Rusakov, Konstantin Viktorovich
Rusakov, Konstantin Viktorovich
Born Dec. 18 (31), 1909, in the city of Toropets, in what is now Kalinin Oblast. Soviet party and state figure. Hero of Socialist Labor (1979). Member of the CPSU since 1943.
The son of a peasant, Rusakov graduated from the M. I. Kalinin Leningrad Polytechnic Institute in 1930. From 1930 to 1939 he held a series of engineering and management positions in construction trusts in Leningrad, Leninakan, and Irkutsk. From 1939 to 1953 and from 1955 to 1957, Rusakov occupied a series of posts at the People’s Commissariat (from 1946, the Ministry) of the Fishing Industry of the USSR; after serving on the staff of the ministry, he held the offices of deputy minister, first deputy minister, and minister.

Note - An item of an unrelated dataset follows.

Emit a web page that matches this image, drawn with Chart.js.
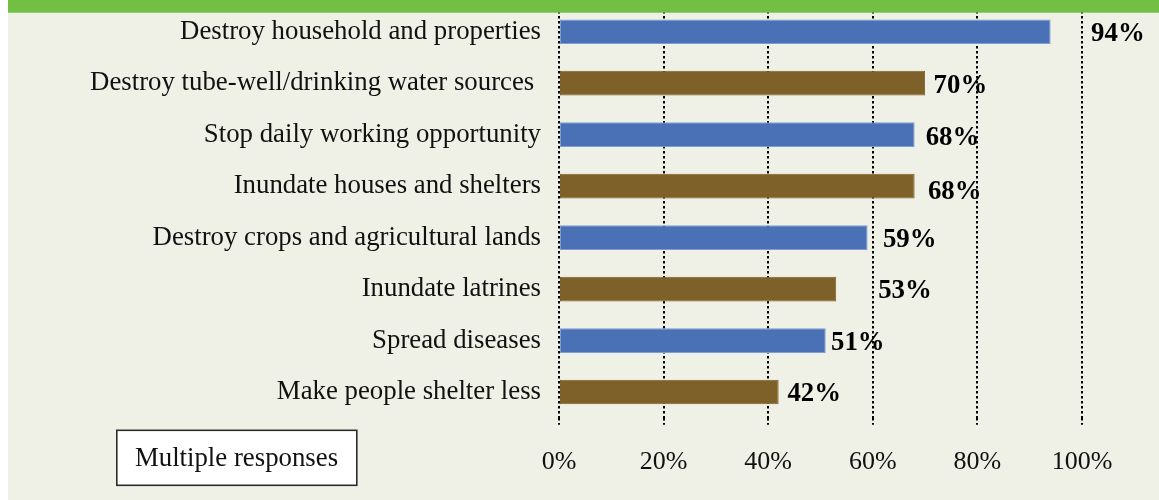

From 1953 to 1955, Rusakov was a member of the staff of the Council of Ministers of the USSR. He was in the diplomatic service from 1958 to 1960 and was also ambassador extraordinary and plenipotentiary of the USSR to the Mongolian People’s Republic from 1962 to 1964.
Rusakov was a member of the administrative apparatus of the Central Committee of the CPSU from 1960 to 1962 and again for a period beginning in 1964. He served as head of a department of the Central Committee from 1968 to 1972 and as assistant to the general secretary of the Central Committee from 1972 to 1977. In 1977, Rusakov was made secretary, and head of a department, of the Central Committee. He served as a member of the Central Auditing Commission of the CPSU from 1966 to 1971, when he became a member of the Central Committee of the CPSU.
A deputy to the seventh through tenth convocations of the Supreme Soviet of the USSR, Rusakov has been awarded three Orders of Lenin, two other orders, and various medals.